OSR: A Way Of Life?

Some of my friends have been complaining about the new Tim Burton adaptation of TV’s classic cult soap opera Dark Shadows. I admit to having a mighty big love for this series myself. I own a slew of the DVDs (though not all of them) and have, over the years, collected some fun memorabilia from the show. I bought and read biographies of the cast members, and have what I deem an admirable collection of autographed pictures of the actors (some personalized). I was not impressed with the trailer for the Burton film, but it didn’t bother me all that much.

“That film has exactly as much power as you give it,” I told my fellow fans.

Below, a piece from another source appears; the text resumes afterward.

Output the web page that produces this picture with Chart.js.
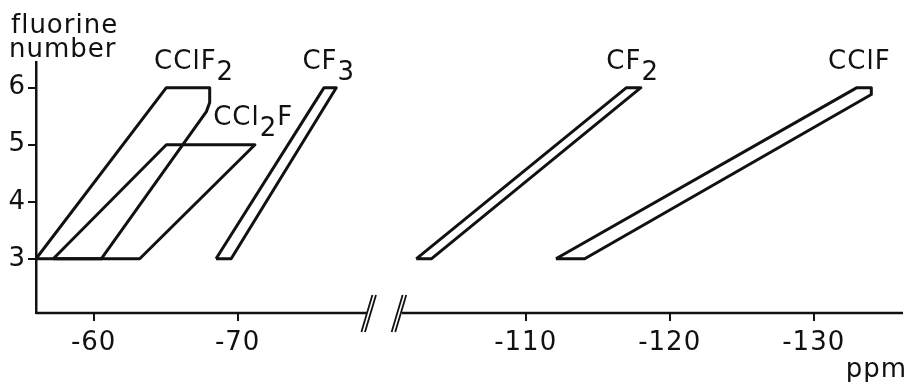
<!DOCTYPE html>
<html lang="en">
  <head>
    <meta charset="utf-8" />
    <title>Fluorine number vs shift</title>
    <script src="https://cdn.jsdelivr.net/npm/chart.js@4.4.1/dist/chart.umd.min.js"></script>
    <style>
      * { margin: 0; padding: 0; box-sizing: border-box; }
      body { background: #fff; width: 910px; height: 382px; overflow: hidden; }
      #wrap { position: relative; width: 910px; height: 382px; }
    </style>
  </head>
  <body>
    <div id="wrap"><canvas id="chart"></canvas></div>

    <script>
      // outlines of each region, chemical shift (ppm) against fluorine number
      const cclf2Shift = [-56.0, -65.05, -68.06, -68.06, -67.83, -60.53, -56.0];
      const cclf2Fluor = [3, 6, 6, 5.74, 5.58, 3, 3];
      const ccl2fShift = [-57.2, -65.05, -71.2, -63.2, -57.2];
      const ccl2fFluor = [3, 5, 5, 3, 3];
      const cf3Shift = [-68.5, -76.0, -76.85, -69.55, -68.5];
      const cf3Fluor = [3, 6, 6, 3, 3];
      const cf2Shift = [-102.4, -117.0, -118.0, -103.45, -102.4];
      const cf2Fluor = [3, 6, 6, 3, 3];
      const cclfShift = [-112.1, -133.0, -134.0, -134.0, -114.1, -112.1];
      const cclfFluor = [3, 6, 6, 5.88, 3, 3];

      const xTicks = [-60, -70, -110, -120, -130];
      const yTicks = [3, 4, 5, 6];

      // the axis is broken between -80 and -100 ppm: 20 ppm are cut out
      const CUT = 20;
      const toAxis = (ppm) => (ppm < -80 ? ppm + CUT : ppm);
      const fromAxis = (v) => (v < -80 ? v - CUT : v);

      const series = [
        [cclf2Shift, cclf2Fluor],
        [ccl2fShift, ccl2fFluor],
        [cf3Shift, cf3Fluor],
        [cf2Shift, cf2Fluor],
        [cclfShift, cclfFluor],
      ];

      const FONT = "'DejaVu Sans', sans-serif";
      const INK = "#111";

      const datasets = series.map(([xs, ys]) => ({
        data: xs.map((p, i) => ({ x: toAxis(p), y: ys[i] })),
        showLine: true,
        borderColor: INK,
        borderWidth: 3,
        borderJoinStyle: "round",
        pointRadius: 0,
        fill: false,
      }));

      // compound names, subscripts flagged with 1
      const tags = [
        { parts: [["CClF", 0], ["2", 1]], ppm: -64.2, f: 6.33 },
        { parts: [["CF", 0], ["3", 1]], ppm: -74.5, f: 6.33 },
        { parts: [["CCl", 0], ["2", 1], ["F", 0]], ppm: -68.3, f: 5.35 },
        { parts: [["CF", 0], ["2", 1]], ppm: -115.6, f: 6.32 },
        { parts: [["CClF", 0]], ppm: -131.0, f: 6.32 },
      ];

      const extras = {
        id: "extras",
        beforeDraw(chart) {
          // a touch of spacing, like the original lettering
          chart.ctx.letterSpacing = "1px";
        },
        afterDraw(chart) {
          const { ctx, chartArea: a } = chart;
          const x = chart.scales.x, y = chart.scales.y;
          ctx.save();
          ctx.strokeStyle = INK;
          ctx.fillStyle = INK;

          // x axis line with a gap
          const b1 = x.getPixelForValue(-79.1);
          const b2 = x.getPixelForValue(-81.2);
          ctx.lineWidth = 2.5;
          ctx.beginPath();
          ctx.moveTo(a.left, a.bottom);
          ctx.lineTo(b1 - 2, a.bottom);
          ctx.moveTo(b2 + 3, a.bottom);
          ctx.lineTo(a.right, a.bottom);
          ctx.stroke();

          // double slashes at the break
          ctx.lineWidth = 1.8;
          ctx.beginPath();
          [b1, b2].forEach((bx) => {
            [-1.8, 1.8].forEach((o) => {
              ctx.moveTo(bx + o + 5.5, a.bottom - 18);
              ctx.lineTo(bx + o - 5.5, a.bottom + 19);
            });
          });
          ctx.stroke();

          // labels
          ctx.letterSpacing = "1px";
          ctx.font = "26px " + FONT;
          ctx.textBaseline = "alphabetic";
          ctx.textAlign = "left";
          tags.forEach((t) => {
            let px = x.getPixelForValue(toAxis(t.ppm));
            const py = y.getPixelForValue(t.f);
            t.parts.forEach(([s, sub]) => {
              ctx.fillText(s, px, py + (sub ? 11 : 0));
              px += ctx.measureText(s).width;
            });
          });

          ctx.fillText("fluorine", 11, 33);
          ctx.fillText("number", 9, 57);
          ctx.textAlign = "right";
          ctx.fillText("ppm", 907, 377);
          ctx.restore();
        },
      };

      new Chart(document.getElementById("chart"), {
        type: "scatter",
        data: { datasets },
        plugins: [extras],
        options: {
          responsive: true,
          maintainAspectRatio: false,
          animation: false,
          layout: { padding: { top: 62, right: 7, left: 0, bottom: 0 } },
          plugins: { legend: { display: false }, tooltip: { enabled: false } },
          scales: {
            x: {
              type: "linear",
              reverse: true,
              min: toAxis(-136.2),
              max: -56,
              afterBuildTicks: (s) => {
                s.ticks = xTicks.map((v) => ({ value: toAxis(v) }));
              },
              afterFit: (s) => { s.height = 69; },
              ticks: {
                color: INK,
                font: { family: FONT, size: 26 },
                padding: 7,
                maxRotation: 0,
                callback: (v) => String(fromAxis(v)),
              },
              grid: { drawOnChartArea: false, color: INK, lineWidth: 2, tickLength: 8 },
              border: { display: false },
            },
            y: {
              min: 2.05,
              max: 6.45,
              afterBuildTicks: (s) => {
                s.ticks = yTicks.map((v) => ({ value: v }));
              },
              afterFit: (s) => { s.width = 36; },
              ticks: {
                color: INK,
                font: { family: FONT, size: 26 },
                padding: 2,
              },
              grid: { drawOnChartArea: false, color: INK, lineWidth: 2, tickLength: 8 },
              border: { display: true, color: INK, width: 2.5 },
            },
          },
        },
      });
    </script>
  </body>
</html>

I compared this new atrocity to the films based on The Addams Family. Bad as they were, they in no way, shape, or form sully or impede our current enjoyment of neither the original New Yorker cartoons, nor the B&W 1960s series. I have looked at some charming clips from that show recently and, so firmly established was it in my mind, that I never even thought of the disappointing films. If you do not empower the Burton Dark Shadows mess, it will have no power over you. In other words, feel free to ignore it. If you do, chances are, it will just go away.

I have ignored a ton of films over the last 20+ years. I never saw any of the much-maligned Star Wars prequels, skipped all the Pirates films, missed The Transformers, G.I. Joe, Harry Potter, and gave a pass to a ton more. In that same period of time, however, I did see many terrific films. Movie-going, like any business or human activity, has “opportunity costs” involved with it. When you go out to see, or rent, some crappy film, it means you passed on the opportunity to see a better one. I may have not seen all those awful, empty films… but in the course of not seeing them, I sure saw some good ones. Slip from the noose Hollywood and big advertising is seeking to throw around you and find out what happens.

What does this have to do with the OSR? Pretty much everything. This revealing piece lays bare the catastrophic problems involved with rule bloat and RPG marketing and publishing in general. Here’s the basic fact:

“It stems in part from the dirty little secret of D&D: once you’ve bought the basic rules and a book of monsters, you don’t need anything else. You can play D&D for the rest of your life without ever spending another shekel.”

Think about it. You could have bought that White Box set of three little booklets and the ref sheets that came with it back in 1977… and you never needed to buy anything else again after that. Nothing. Zero.

The OSR people have figured this out. TSR-WOTC-Hasbro-Monsanto-Exxon, whatever it calls itself, can spin and hector and flail around to its soulless, corporate heart’s content… and we can just ignore all of it and keep doing our own thing, just as we always have. Once we have that basic set, we don’t need them any more. And they will have just as much power over us as we give them which, at this point, is nothing.

Winter did clear something up for me. Why couldn’t the publishers sink all the money into just doing more adventures and campaign setting stuff?

“Only DMs buy adventures, and there’s only one DM for every five or six players. Besides, most DMs don’t buy adventures anyway. They just write their own. The chance to flex their imagination and creativity is what drew them to the game in the first place.”

This is why I had all the JG stuff in 1979 and none of my friends did. They weren’t the DM. I was. And, now, I prefer to write my own stuff… just like this piece acknowledges. The more creative we are, the more we hurt the bad business model. It’s really just that simple.

What Winter describes also happened to the Church of Scientology. Dianetics, the first book LRH published on this subject, was sold as a complete system in and of itself. Later, in order to make more money, he had to keep adding and adding to it – sequels, lectures, training schemes and diplomas, etc. until the system became bloated and almost unworkable. Nevertheless, there were (and perhaps still are) those who never seemed to need anything more. They just kept using the basic book and ignored the hoopla that followed. You can do the same thing, in D&D terms, with just the White Box.

To me, the OSR represents part of the ongoing smart reaction to the creative exhaustion of mainstream, corporate culture. It’s the old fashioned “do it yourself” approach that refuses to be cowed by brain dead commercialism and the increasingly shrill entreaties of soulless advertising. That stuff simply will not work on everyone. It won’t work on the people in the OSR. We know better. We know the secret. We know we don’t have to give anything any power it hasn’t earned. The people writing material for the OSR aren’t seeking to become magnates. Selling their stuff on Lulu is just fine for them. The amateurs, in the end, will conquer the professionals.